Instructions on how to register for a course – or the full certificate program – are available on an MIT website.

    Boeing and NASA: Partners meeting a shared challenge

    Boeing and NASA are co-signers of a Space Act Agreement in which they pool their resources to “motivate and educate the next generation of aerospace innovators to develop a workforce and provide the skills required to maintain America’s technical leadership position in the world.” The agreement, signed in 2015, involves collaboration in secondary and post-secondary education.

    Two people instrumental in developing educational programs under the SAA are Charles Camarda, a NASA astronaut and senior advisor for engineering development at NASA Langley Research Center, and Michael Richey, Boeing Associate Technical Fellow.

    Both have developed online, collaborative educational programs in which participants have worked on solving actual aerospace design problems, and they both believe that such an approach is the key to providing instruction that meets the needs of government and industry.

    The Boeing-NASA agreement started with a recognition that they share a common problem.

    “We looked at NASA’s demographics and they’re very similar to ours,” Richey said. “There are a lot of knowledge skills and competencies that are transitioning out and then there’s a high cost of traditional education. NASA’s cycle of innovation and the skills they need are a little different than Boeing’s, but the basics to the problem are the same. So the (agreement) is just a way to say, ‘Hey, we’re in this together, so why don’t we partner?’”

    He added that this partnership plays a critical role in workforce development, since feedback from industry and government experts can help provide competency-based guidelines for academic programs. This certificate represents the true partnership between Boeing, NASA, EdX and MIT, which has brought together subject matter experts in systems engineering, learning sciences, instructional designers, and data analytics specialists.

    “The MIT courses represent our first output that we collaborate on together as part of this agreement,” Camarda said. “It’s very interesting.

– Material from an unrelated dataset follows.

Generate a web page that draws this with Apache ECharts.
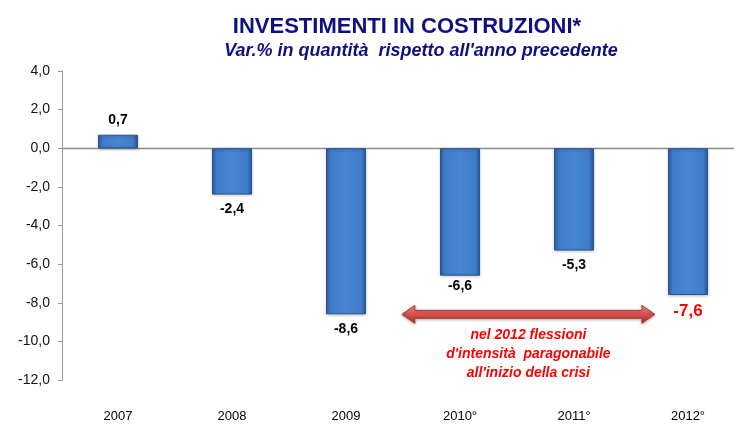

We have excellent faculty from MIT working with experts from NASA and Boeing to show students how they apply what they’re learning. I think that’s really the key to maintaining interest among students.”

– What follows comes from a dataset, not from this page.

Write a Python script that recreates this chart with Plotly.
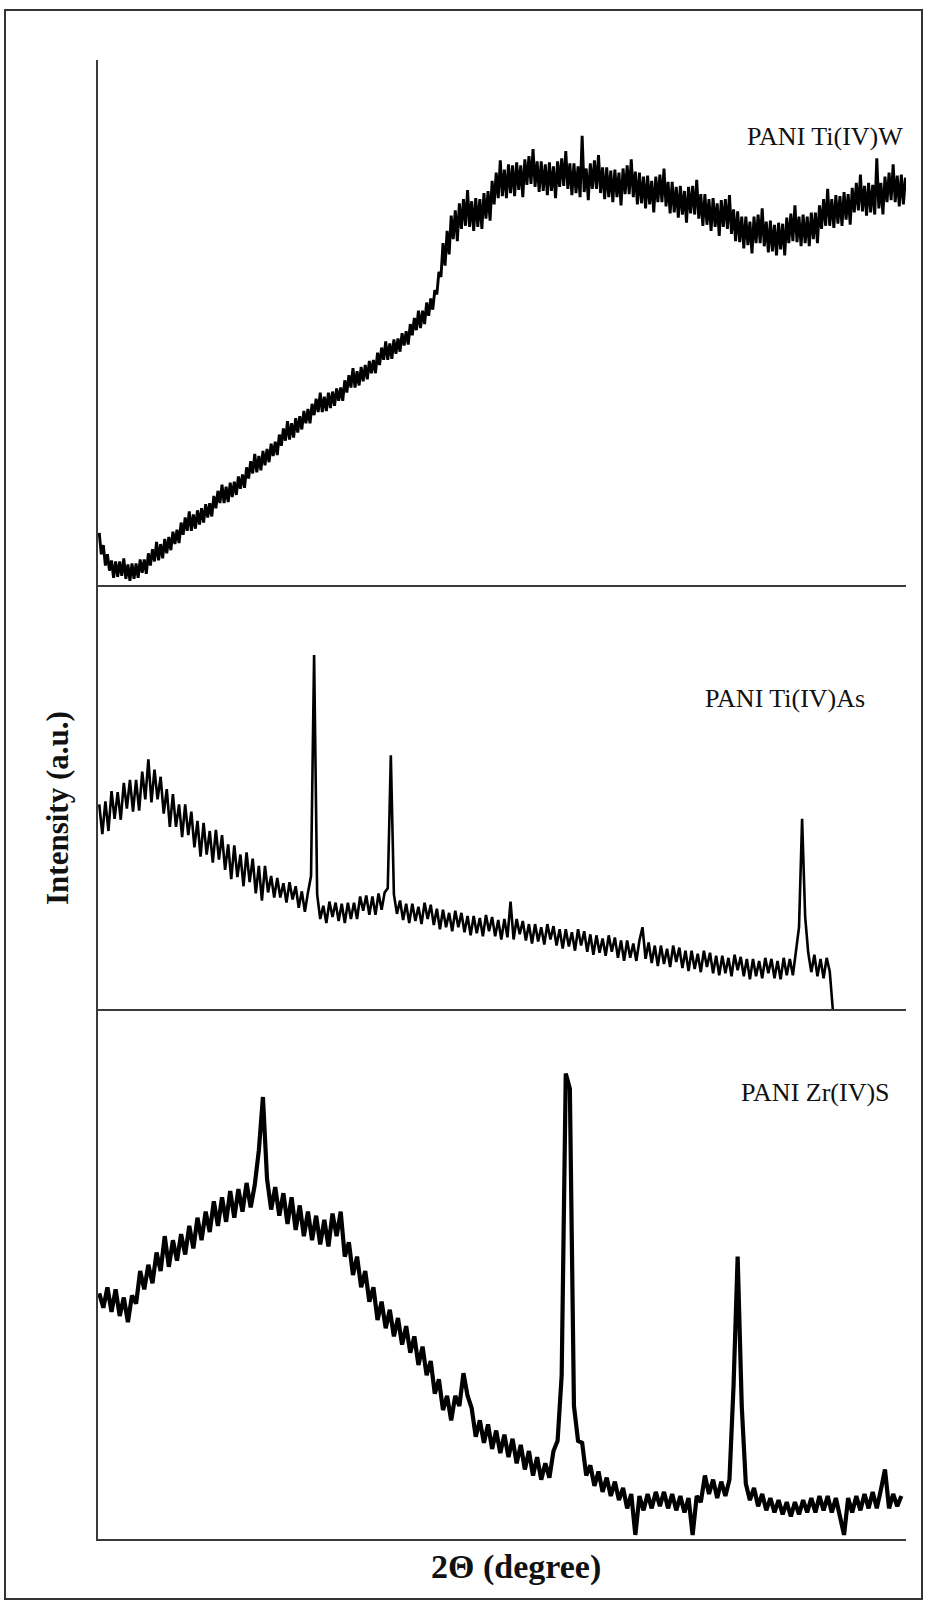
import numpy as np
import plotly.graph_objects as go

# ---- data (2theta in degrees, intensity in arbitrary units) ----
theta_start = 10.0
step_w, step_as, step_s = 0.18, 0.27, 0.36

ti_w = [51, 30, 39, 19, 30, 14, 24, 7, 23, 8, 23, 9, 26, 6, 20, 4, 21, 6, 21, 7,
        25, 12, 25, 11, 31, 19, 35, 23, 42, 24, 40, 26, 45, 31, 47, 34, 52, 40, 54, 41,
        61, 49, 66, 53, 72, 53, 69, 55, 73, 59, 75, 61, 79, 66, 80, 67, 87, 75, 92, 80,
        98, 80, 96, 81, 100, 86, 101, 88, 106, 94, 108, 95, 115, 104, 121, 109, 128, 110, 126, 112,
        131, 117, 133, 120, 138, 126, 140, 127, 147, 136, 153, 141, 160, 142, 158, 144, 163, 149, 165, 152,
        170, 158, 172, 158, 177, 166, 182, 169, 188, 169, 184, 170, 188, 173, 189, 175, 192, 180, 193, 180,
        200, 188, 205, 193, 212, 193, 209, 195, 213, 199, 215, 201, 219, 207, 220, 207, 227, 215, 232, 220,
        238, 220, 236, 221, 240, 226, 241, 228, 246, 234, 248, 235, 255, 244, 261, 249, 268, 251, 268, 255,
        276, 263, 280, 269, 288, 284, 306, 301, 334, 312, 346, 323, 361, 338, 366, 336, 373, 348, 377, 351,
        386, 350, 375, 346, 378, 350, 377, 348, 383, 358, 385, 356, 395, 372, 403, 378, 415, 380, 406, 378,
        411, 383, 410, 380, 413, 386, 410, 379, 416, 391, 419, 392, 426, 389, 414, 384, 414, 385, 411, 381,
        413, 385, 409, 378, 414, 389, 417, 390, 424, 387, 412, 381, 412, 383, 409, 379, 439, 384, 407, 376,
        412, 387, 415, 387, 420, 383, 408, 377, 408, 379, 405, 374, 406, 379, 403, 371, 407, 382, 410, 382,
        416, 379, 404, 372, 403, 373, 399, 368, 400, 372, 395, 364, 399, 374, 401, 374, 407, 370, 394, 363,
        394, 364, 389, 359, 390, 362, 385, 354, 389, 363, 390, 362, 396, 358, 382, 351, 382, 352, 377, 346,
        378, 350, 373, 341, 376, 350, 377, 348, 381, 343, 367, 336, 365, 335, 360, 329, 360, 332, 355, 324,
        360, 334, 362, 334, 368, 331, 355, 325, 356, 326, 352, 322, 354, 328, 353, 322, 359, 334, 363, 336,
        371, 335, 360, 331, 362, 334, 360, 331, 364, 338, 364, 334, 371, 348, 377, 351, 387, 351, 377, 349,
        381, 353, 380, 351, 384, 357, 382, 352, 388, 364, 393, 366, 401, 365, 390, 361, 393, 364, 391, 362,
        417, 368, 393, 362, 399, 374, 403, 376, 411, 374, 400, 370, 401, 372, 398]

ti_as = [200, 171, 203, 174, 213, 186, 212, 185, 221, 196, 224, 193, 224, 194, 232, 205, 244, 202, 234, 205,
         227, 191, 215, 178, 210, 178, 200, 168, 200, 170, 193, 158, 184, 149, 182, 151, 174, 143, 175, 146,
         170, 136, 161, 127, 160, 129, 151, 120, 153, 124, 147, 113, 140, 106, 140, 114, 130, 109, 128, 109,
         123, 104, 124, 107, 120, 99, 115, 95, 114, 130, 346, 112, 88, 101, 84, 105, 90, 104, 86, 103,
         84, 104, 88, 104, 88, 110, 96, 111, 92, 110, 92, 113, 97, 114, 118, 248, 112, 93, 106, 87,
         103, 84, 103, 86, 100, 83, 104, 88, 102, 82, 98, 78, 97, 80, 94, 76, 96, 80, 94, 75,
         91, 72, 91, 74, 89, 71, 92, 76, 90, 71, 87, 68, 88, 70, 105, 68, 88, 73, 86, 67,
         83, 64, 83, 66, 80, 63, 83, 68, 81, 62, 78, 59, 78, 61, 75, 57, 78, 62, 76, 56,
         73, 53, 72, 55, 69, 52, 72, 56, 70, 50, 67, 47, 67, 50, 64, 47, 67, 80, 49, 65,
         45, 62, 42, 62, 44, 59, 41, 62, 46, 60, 40, 57, 37, 57, 39, 54, 36, 57, 41, 55,
         35, 52, 33, 52, 35, 50, 32, 53, 38, 51, 32, 49, 29, 49, 32, 47, 30, 50, 35, 49,
         30, 47, 29, 50, 33, 49, 33, 56, 80, 186, 90, 55, 36, 53, 32, 49, 30, 50, 37, 0]

zr_s = [240, 226, 246, 222, 244, 218, 236, 212, 238, 230, 262, 244, 268, 250, 280, 262, 296, 266, 292, 272,
        298, 278, 306, 284, 314, 292, 320, 300, 330, 306, 334, 310, 340, 314, 342, 320, 348, 324, 346, 380,
        432, 352, 322, 344, 316, 338, 308, 334, 302, 326, 296, 320, 292, 316, 288, 312, 286, 318, 296, 320,
        276, 290, 258, 276, 246, 262, 232, 246, 214, 232, 206, 224, 198, 216, 190, 208, 182, 198, 170, 188,
        160, 174, 142, 156, 126, 140, 116, 140, 130, 162, 140, 128, 100, 116, 94, 112, 88, 106, 84, 102,
        80, 98, 74, 92, 68, 86, 62, 80, 58, 74, 60, 86, 96, 160, 455, 440, 130, 96, 94, 62,
        72, 52, 66, 46, 60, 42, 56, 38, 50, 30, 44, 4, 42, 28, 44, 30, 46, 32, 46, 30,
        44, 28, 42, 26, 40, 4, 42, 36, 62, 44, 58, 40, 56, 42, 58, 150, 276, 130, 54, 38,
        50, 32, 44, 28, 40, 26, 38, 24, 36, 22, 36, 24, 38, 26, 40, 26, 42, 28, 42, 26,
        40, 24, 4, 40, 26, 42, 28, 44, 30, 46, 30, 48, 68, 30, 44, 32, 42]

labels = ["PANI Ti(IV)W", "PANI Ti(IV)As", "PANI Zr(IV)S"]
x_title = "2Θ (degree)"
y_title = "Intensity (a.u.)"


def grid(n, step):
    return theta_start + step * np.arange(n)


W, H = 928, 1604
L, R, T, B = 98, 906, 60, 1539
pw, ph = R - L, B - T


def px(xp):
    return (xp - L) / pw


def py(yp):
    return (B - yp) / ph


sep1, sep2 = 585, 1009
dom_top = [py(sep1), 1.0]
dom_mid = [py(sep2), py(sep1)]
dom_bot = [0.0, py(sep2)]

fig = go.Figure()
fig.add_trace(go.Scatter(x=grid(len(ti_w), step_w), y=ti_w, mode="lines",
                         line=dict(color="black", width=2.9), xaxis="x", yaxis="y"))
fig.add_trace(go.Scatter(x=grid(len(ti_as), step_as), y=ti_as, mode="lines",
                         line=dict(color="black", width=2.6), xaxis="x2", yaxis="y2"))
fig.add_trace(go.Scatter(x=grid(len(zr_s), step_s), y=zr_s, mode="lines",
                         line=dict(color="black", width=4.2), xaxis="x3", yaxis="y3"))

xr = [9.89, 80.97]
axis_line = dict(showline=True, linecolor="#3a3a3a", linewidth=2, showgrid=False,
                 zeroline=False, showticklabels=False, ticks="")
fig.update_layout(
    width=W, height=H,
    margin=dict(l=L, r=W - R, t=T, b=H - B),
    paper_bgcolor="white", plot_bgcolor="white",
    showlegend=False,
    xaxis=dict(range=xr, anchor="y", **axis_line),
    xaxis2=dict(range=xr, anchor="y2", **axis_line),
    xaxis3=dict(range=xr, anchor="y3", **axis_line),
    yaxis=dict(domain=dom_top, range=[0, 513], anchor="x", **axis_line),
    yaxis2=dict(domain=dom_mid, range=[0, 414.5], anchor="x2", **axis_line),
    yaxis3=dict(domain=dom_bot, range=[0, 518], anchor="x3", **axis_line),
)

serif = "Liberation Serif, Times New Roman, serif"
ann = [
    dict(text=labels[0], x=px(825), y=py(136), font=dict(size=26)),
    dict(text=labels[1], x=px(785), y=py(698), font=dict(size=26)),
    dict(text=labels[2], x=px(815), y=py(1092), font=dict(size=26)),
    dict(text="<b>" + y_title + "</b>", x=px(57), y=py(808), textangle=-90, font=dict(size=31)),
    dict(text="<b>" + x_title + "</b>", x=px(516), y=py(1567), font=dict(size=34)),
]
for a in ann:
    a["font"]["family"] = serif
    a["font"]["color"] = "#111111"
    fig.add_annotation(xref="paper", yref="paper", showarrow=False,
                       xanchor="center", yanchor="middle", **a)

fig.add_shape(type="rect", xref="paper", yref="paper",
              x0=px(5), x1=px(922), y0=py(1599), y1=py(10),
              line=dict(color="#333333", width=2), layer="above")

fig.write_html("out.html", config={"displayModeBar": False},
               post_script="document.body.style.margin='0px';")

    Why Systems Engineering?

    What is systems engineering, and why is it so important to MIT, NASA, Boeing and other aerospace companies?

    The International Council on Systems Engineering (INCOSE) defines it as “an interdisciplinary approach and means to enable the realization of successful systems. It focuses on defining customer needs and required functionality early in the development cycle, documenting requirements, then proceeding with design synthesis and system validation while considering the complete problem.”

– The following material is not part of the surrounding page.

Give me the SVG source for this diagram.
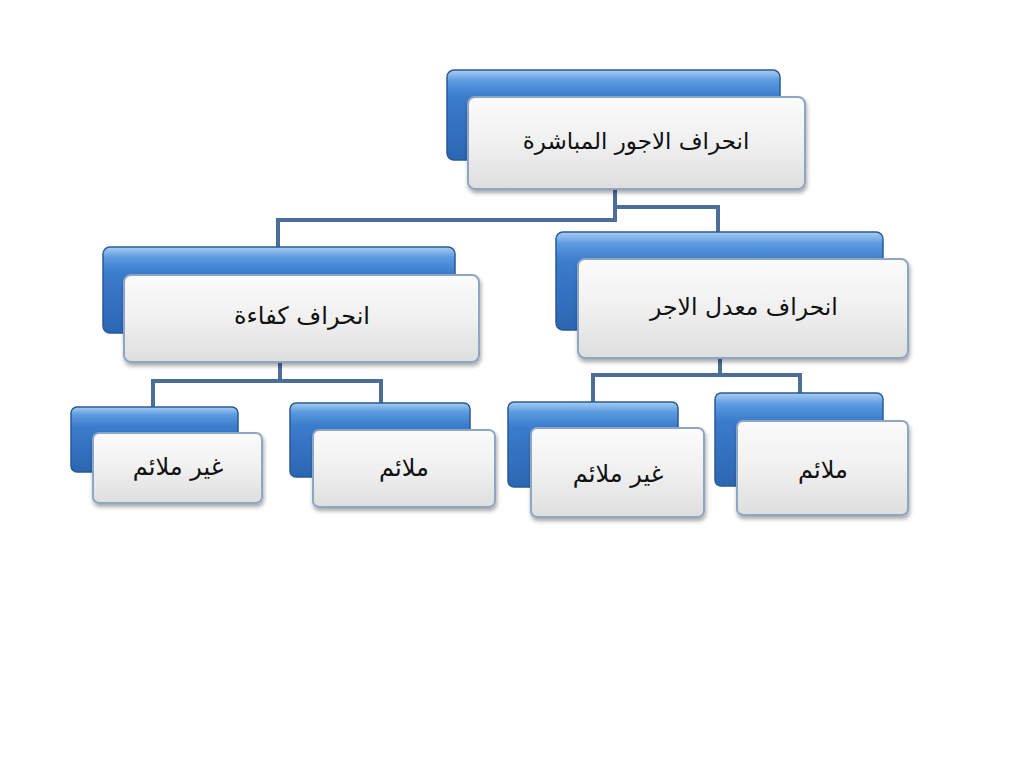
<svg xmlns="http://www.w3.org/2000/svg" width="1024" height="768" viewBox="0 0 1024 768">
<defs>
<linearGradient id="gBlue" x1="0" y1="0" x2="0" y2="1">
<stop offset="0" stop-color="#a9cdf0"/>
<stop offset="0.12" stop-color="#5b9be0"/>
<stop offset="0.3" stop-color="#3b7ccc"/>
<stop offset="1" stop-color="#2c66b2"/>
</linearGradient>
<linearGradient id="gWhite" x1="0" y1="0" x2="0" y2="1">
<stop offset="0" stop-color="#fbfbfb"/>
<stop offset="0.5" stop-color="#f0f0f0"/>
<stop offset="1" stop-color="#dedede"/>
</linearGradient>
<filter id="sh" x="-10%" y="-10%" width="125%" height="135%">
<feGaussianBlur in="SourceAlpha" stdDeviation="2"/>
<feOffset dx="1" dy="3"/>
<feComponentTransfer><feFuncA type="linear" slope="0.35"/></feComponentTransfer>
<feMerge><feMergeNode/><feMergeNode in="SourceGraphic"/></feMerge>
</filter>
</defs>
<style>
.b{fill:url(#gBlue);stroke:#2a5a95;stroke-width:1.5}
.w{fill:url(#gWhite);stroke:#8ea6c6;stroke-width:2;filter:url(#sh)}
.t{font-family:"DejaVu Sans",sans-serif;fill:#111;text-anchor:middle;dominant-baseline:central}
.c{fill:none;stroke:#4a6e98;stroke-width:4}
</style>
<rect width="1024" height="768" fill="#ffffff"/>
<g id="connectors">
<path class="c" d="M615 189 V220 H278 V248"/>
<path class="c" d="M615 207 H718 V233"/>
<path class="c" d="M280 362 V381 H153 V407"/>
<path class="c" d="M280 381 H381 V403"/>
<path class="c" d="M720 358 V375 H593 V402"/>
<path class="c" d="M720 375 H800 V393"/>
</g>
<g id="node-root">
<rect class="b" x="447" y="70" width="333" height="90" rx="7"/>
<rect class="w" x="468" y="97" width="337" height="92" rx="7"/>
<text class="t" x="636" y="141" font-size="23">انحراف الاجور المباشرة</text>
</g>
<g id="node-efficiency">
<rect class="b" x="103" y="247" width="352" height="86" rx="7"/>
<rect class="w" x="124" y="275" width="355" height="87" rx="7"/>
<text class="t" x="302" y="316" font-size="24">انحراف كفاءة</text>
</g>
<g id="node-rate">
<rect class="b" x="556" y="232" width="327" height="98" rx="7"/>
<rect class="w" x="578" y="259" width="330" height="99" rx="7"/>
<text class="t" x="744" y="307" font-size="23.5">انحراف معدل الاجر</text>
</g>
<g id="node-eff-unfav">
<rect class="b" x="71" y="407" width="167" height="65" rx="6"/>
<rect class="w" x="93" y="433" width="169" height="70" rx="6"/>
<text class="t" x="178" y="467" font-size="24">غير ملائم</text>
</g>
<g id="node-eff-fav">
<rect class="b" x="290" y="403" width="180" height="74" rx="6"/>
<rect class="w" x="313" y="430" width="182" height="77" rx="6"/>
<text class="t" x="404" y="468" font-size="24">ملائم</text>
</g>
<g id="node-rate-unfav">
<rect class="b" x="508" y="402" width="170" height="85" rx="6"/>
<rect class="w" x="531" y="428" width="173" height="89" rx="6"/>
<text class="t" x="618" y="474" font-size="24">غير ملائم</text>
</g>
<g id="node-rate-fav">
<rect class="b" x="715" y="393" width="168" height="93" rx="6"/>
<rect class="w" x="737" y="421" width="171" height="94" rx="6"/>
<text class="t" x="823" y="470" font-size="24">ملائم</text>
</g>
</svg>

    INCOSE goes on to say that systems engineering “integrates all the disciplines and specialty groups into a team effort forming a structured development process that proceeds from concept to production to operation. Systems engineering considers both the business and the technical needs of all customers with the goal of providing a quality product that meets the user needs.”

    INCOSE also describes a seven-step systems engineering process that involves stating the problem, investigating alternatives, modeling the system, integration, launching the system, and assessing performance.

    Systems engineers, then, have to see the big picture – all aspects of it.

    “Systems engineers have to be the advocates for the whole system,” said Greg Hyslop, Boeing chief technology officer and senior vice president of Engineering, Test & Technology. “They really have to be the ones who understand where the margin is, understand the system performance, and then advocate for the entire system.”